WHAT IS NEEDED: Reproduce the records below in full and word for word, excluding pictures.

Records with drawing code
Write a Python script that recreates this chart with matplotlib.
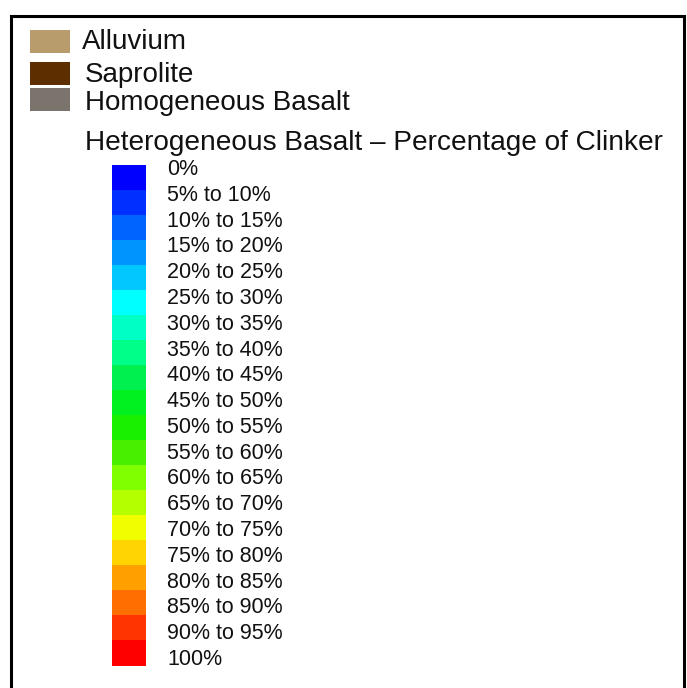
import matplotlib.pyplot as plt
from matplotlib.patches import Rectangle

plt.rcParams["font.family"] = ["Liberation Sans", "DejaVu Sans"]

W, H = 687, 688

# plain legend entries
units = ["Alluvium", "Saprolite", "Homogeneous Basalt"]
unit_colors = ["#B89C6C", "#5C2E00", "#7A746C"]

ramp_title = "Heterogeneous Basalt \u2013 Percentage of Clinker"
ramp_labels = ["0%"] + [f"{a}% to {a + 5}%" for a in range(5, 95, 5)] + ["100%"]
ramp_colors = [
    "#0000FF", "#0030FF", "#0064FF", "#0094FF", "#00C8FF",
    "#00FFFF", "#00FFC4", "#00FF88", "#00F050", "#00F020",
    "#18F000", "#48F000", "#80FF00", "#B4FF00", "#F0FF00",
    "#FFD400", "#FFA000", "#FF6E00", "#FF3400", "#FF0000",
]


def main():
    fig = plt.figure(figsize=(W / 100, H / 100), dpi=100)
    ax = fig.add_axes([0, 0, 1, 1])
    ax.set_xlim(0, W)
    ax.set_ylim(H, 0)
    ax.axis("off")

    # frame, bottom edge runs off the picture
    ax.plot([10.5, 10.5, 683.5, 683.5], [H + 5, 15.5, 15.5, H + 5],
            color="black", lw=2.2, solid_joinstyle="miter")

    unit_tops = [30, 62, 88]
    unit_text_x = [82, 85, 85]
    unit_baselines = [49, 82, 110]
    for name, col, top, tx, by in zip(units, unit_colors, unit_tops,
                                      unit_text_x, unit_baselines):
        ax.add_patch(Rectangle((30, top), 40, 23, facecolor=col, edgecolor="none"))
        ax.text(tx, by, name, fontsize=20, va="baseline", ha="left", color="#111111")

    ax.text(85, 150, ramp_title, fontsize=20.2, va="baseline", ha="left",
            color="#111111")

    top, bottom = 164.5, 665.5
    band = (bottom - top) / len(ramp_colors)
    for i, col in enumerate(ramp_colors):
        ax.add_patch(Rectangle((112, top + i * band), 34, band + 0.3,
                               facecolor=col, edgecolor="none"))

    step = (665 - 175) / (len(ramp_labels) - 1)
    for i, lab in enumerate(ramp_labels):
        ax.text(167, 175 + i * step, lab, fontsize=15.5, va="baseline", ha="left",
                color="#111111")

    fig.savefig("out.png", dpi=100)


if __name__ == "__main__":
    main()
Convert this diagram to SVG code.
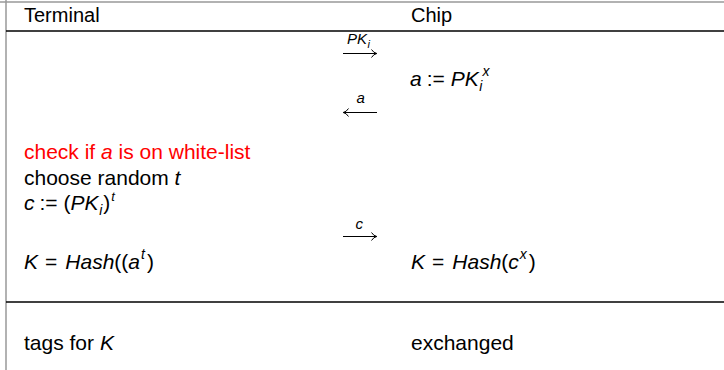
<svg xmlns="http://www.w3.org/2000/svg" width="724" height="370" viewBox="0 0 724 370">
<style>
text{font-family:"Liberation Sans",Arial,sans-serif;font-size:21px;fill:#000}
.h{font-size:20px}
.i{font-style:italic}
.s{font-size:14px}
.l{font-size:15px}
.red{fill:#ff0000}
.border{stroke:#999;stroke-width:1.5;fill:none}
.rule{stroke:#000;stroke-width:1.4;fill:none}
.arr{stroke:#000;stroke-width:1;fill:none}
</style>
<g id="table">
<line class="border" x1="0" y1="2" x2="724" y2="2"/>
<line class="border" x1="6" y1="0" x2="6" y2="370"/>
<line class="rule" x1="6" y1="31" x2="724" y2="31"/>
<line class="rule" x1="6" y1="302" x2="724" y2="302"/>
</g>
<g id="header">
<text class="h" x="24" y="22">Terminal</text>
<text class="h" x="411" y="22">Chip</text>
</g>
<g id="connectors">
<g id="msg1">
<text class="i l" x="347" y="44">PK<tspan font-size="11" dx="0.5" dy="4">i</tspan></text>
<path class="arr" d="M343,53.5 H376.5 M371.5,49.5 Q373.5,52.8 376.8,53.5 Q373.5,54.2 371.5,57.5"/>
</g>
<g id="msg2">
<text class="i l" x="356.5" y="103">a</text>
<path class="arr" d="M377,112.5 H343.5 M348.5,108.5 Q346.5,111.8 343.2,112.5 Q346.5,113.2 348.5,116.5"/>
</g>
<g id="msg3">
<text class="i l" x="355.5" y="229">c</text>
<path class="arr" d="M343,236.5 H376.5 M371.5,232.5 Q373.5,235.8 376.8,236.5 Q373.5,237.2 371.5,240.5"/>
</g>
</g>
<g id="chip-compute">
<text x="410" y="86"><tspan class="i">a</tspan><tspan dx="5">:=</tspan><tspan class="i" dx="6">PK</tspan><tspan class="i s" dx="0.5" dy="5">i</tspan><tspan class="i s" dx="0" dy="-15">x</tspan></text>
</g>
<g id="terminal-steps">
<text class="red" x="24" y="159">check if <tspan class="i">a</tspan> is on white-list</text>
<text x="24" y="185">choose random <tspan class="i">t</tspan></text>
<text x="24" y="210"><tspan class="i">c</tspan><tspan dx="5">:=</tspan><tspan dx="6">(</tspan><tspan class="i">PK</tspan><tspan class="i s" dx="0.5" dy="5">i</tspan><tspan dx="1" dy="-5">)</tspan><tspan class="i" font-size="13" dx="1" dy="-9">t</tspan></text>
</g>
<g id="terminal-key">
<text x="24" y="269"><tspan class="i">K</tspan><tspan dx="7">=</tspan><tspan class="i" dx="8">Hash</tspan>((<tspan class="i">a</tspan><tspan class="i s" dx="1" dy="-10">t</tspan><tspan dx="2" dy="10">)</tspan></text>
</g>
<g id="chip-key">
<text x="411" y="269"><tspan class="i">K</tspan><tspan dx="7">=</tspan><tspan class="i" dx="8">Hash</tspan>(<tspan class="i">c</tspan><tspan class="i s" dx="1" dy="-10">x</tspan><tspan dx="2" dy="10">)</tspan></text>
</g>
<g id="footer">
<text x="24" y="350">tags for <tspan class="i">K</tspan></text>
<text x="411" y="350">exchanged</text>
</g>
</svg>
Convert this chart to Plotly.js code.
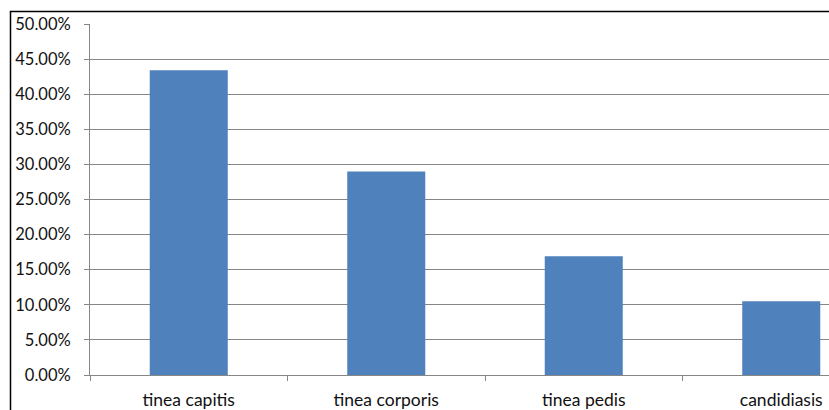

OUTPUT FOR THIS EXERCISE:
Write a Python script that recreates this chart with matplotlib.
import matplotlib.pyplot as plt
from matplotlib.patches import Rectangle

plt.rcParams["font.family"] = ["Liberation Sans", "DejaVu Sans"]

W, H = 687, 688

# plain legend entries
units = ["Alluvium", "Saprolite", "Homogeneous Basalt"]
unit_colors = ["#B89C6C", "#5C2E00", "#7A746C"]

ramp_title = "Heterogeneous Basalt \u2013 Percentage of Clinker"
ramp_labels = ["0%"] + [f"{a}% to {a + 5}%" for a in range(5, 95, 5)] + ["100%"]
ramp_colors = [
    "#0000FF", "#0030FF", "#0064FF", "#0094FF", "#00C8FF",
    "#00FFFF", "#00FFC4", "#00FF88", "#00F050", "#00F020",
    "#18F000", "#48F000", "#80FF00", "#B4FF00", "#F0FF00",
    "#FFD400", "#FFA000", "#FF6E00", "#FF3400", "#FF0000",
]


def main():
    fig = plt.figure(figsize=(W / 100, H / 100), dpi=100)
    ax = fig.add_axes([0, 0, 1, 1])
    ax.set_xlim(0, W)
    ax.set_ylim(H, 0)
    ax.axis("off")

    # frame, bottom edge runs off the picture
    ax.plot([10.5, 10.5, 683.5, 683.5], [H + 5, 15.5, 15.5, H + 5],
            color="black", lw=2.2, solid_joinstyle="miter")

    unit_tops = [30, 62, 88]
    unit_text_x = [82, 85, 85]
    unit_baselines = [49, 82, 110]
    for name, col, top, tx, by in zip(units, unit_colors, unit_tops,
                                      unit_text_x, unit_baselines):
        ax.add_patch(Rectangle((30, top), 40, 23, facecolor=col, edgecolor="none"))
        ax.text(tx, by, name, fontsize=20, va="baseline", ha="left", color="#111111")

    ax.text(85, 150, ramp_title, fontsize=20.2, va="baseline", ha="left",
            color="#111111")

    top, bottom = 164.5, 665.5
    band = (bottom - top) / len(ramp_colors)
    for i, col in enumerate(ramp_colors):
        ax.add_patch(Rectangle((112, top + i * band), 34, band + 0.3,
                               facecolor=col, edgecolor="none"))

    step = (665 - 175) / (len(ramp_labels) - 1)
    for i, lab in enumerate(ramp_labels):
        ax.text(167, 175 + i * step, lab, fontsize=15.5, va="baseline", ha="left",
                color="#111111")

    fig.savefig("out.png", dpi=100)


if __name__ == "__main__":
    main()
Convert this diagram to SVG code.
<svg xmlns="http://www.w3.org/2000/svg" width="724" height="370" viewBox="0 0 724 370">
<style>
text{font-family:"Liberation Sans",Arial,sans-serif;font-size:21px;fill:#000}
.h{font-size:20px}
.i{font-style:italic}
.s{font-size:14px}
.l{font-size:15px}
.red{fill:#ff0000}
.border{stroke:#999;stroke-width:1.5;fill:none}
.rule{stroke:#000;stroke-width:1.4;fill:none}
.arr{stroke:#000;stroke-width:1;fill:none}
</style>
<g id="table">
<line class="border" x1="0" y1="2" x2="724" y2="2"/>
<line class="border" x1="6" y1="0" x2="6" y2="370"/>
<line class="rule" x1="6" y1="31" x2="724" y2="31"/>
<line class="rule" x1="6" y1="302" x2="724" y2="302"/>
</g>
<g id="header">
<text class="h" x="24" y="22">Terminal</text>
<text class="h" x="411" y="22">Chip</text>
</g>
<g id="connectors">
<g id="msg1">
<text class="i l" x="347" y="44">PK<tspan font-size="11" dx="0.5" dy="4">i</tspan></text>
<path class="arr" d="M343,53.5 H376.5 M371.5,49.5 Q373.5,52.8 376.8,53.5 Q373.5,54.2 371.5,57.5"/>
</g>
<g id="msg2">
<text class="i l" x="356.5" y="103">a</text>
<path class="arr" d="M377,112.5 H343.5 M348.5,108.5 Q346.5,111.8 343.2,112.5 Q346.5,113.2 348.5,116.5"/>
</g>
<g id="msg3">
<text class="i l" x="355.5" y="229">c</text>
<path class="arr" d="M343,236.5 H376.5 M371.5,232.5 Q373.5,235.8 376.8,236.5 Q373.5,237.2 371.5,240.5"/>
</g>
</g>
<g id="chip-compute">
<text x="410" y="86"><tspan class="i">a</tspan><tspan dx="5">:=</tspan><tspan class="i" dx="6">PK</tspan><tspan class="i s" dx="0.5" dy="5">i</tspan><tspan class="i s" dx="0" dy="-15">x</tspan></text>
</g>
<g id="terminal-steps">
<text class="red" x="24" y="159">check if <tspan class="i">a</tspan> is on white-list</text>
<text x="24" y="185">choose random <tspan class="i">t</tspan></text>
<text x="24" y="210"><tspan class="i">c</tspan><tspan dx="5">:=</tspan><tspan dx="6">(</tspan><tspan class="i">PK</tspan><tspan class="i s" dx="0.5" dy="5">i</tspan><tspan dx="1" dy="-5">)</tspan><tspan class="i" font-size="13" dx="1" dy="-9">t</tspan></text>
</g>
<g id="terminal-key">
<text x="24" y="269"><tspan class="i">K</tspan><tspan dx="7">=</tspan><tspan class="i" dx="8">Hash</tspan>((<tspan class="i">a</tspan><tspan class="i s" dx="1" dy="-10">t</tspan><tspan dx="2" dy="10">)</tspan></text>
</g>
<g id="chip-key">
<text x="411" y="269"><tspan class="i">K</tspan><tspan dx="7">=</tspan><tspan class="i" dx="8">Hash</tspan>(<tspan class="i">c</tspan><tspan class="i s" dx="1" dy="-10">x</tspan><tspan dx="2" dy="10">)</tspan></text>
</g>
<g id="footer">
<text x="24" y="350">tags for <tspan class="i">K</tspan></text>
<text x="411" y="350">exchanged</text>
</g>
</svg>
Convert this chart to Plotly.js code.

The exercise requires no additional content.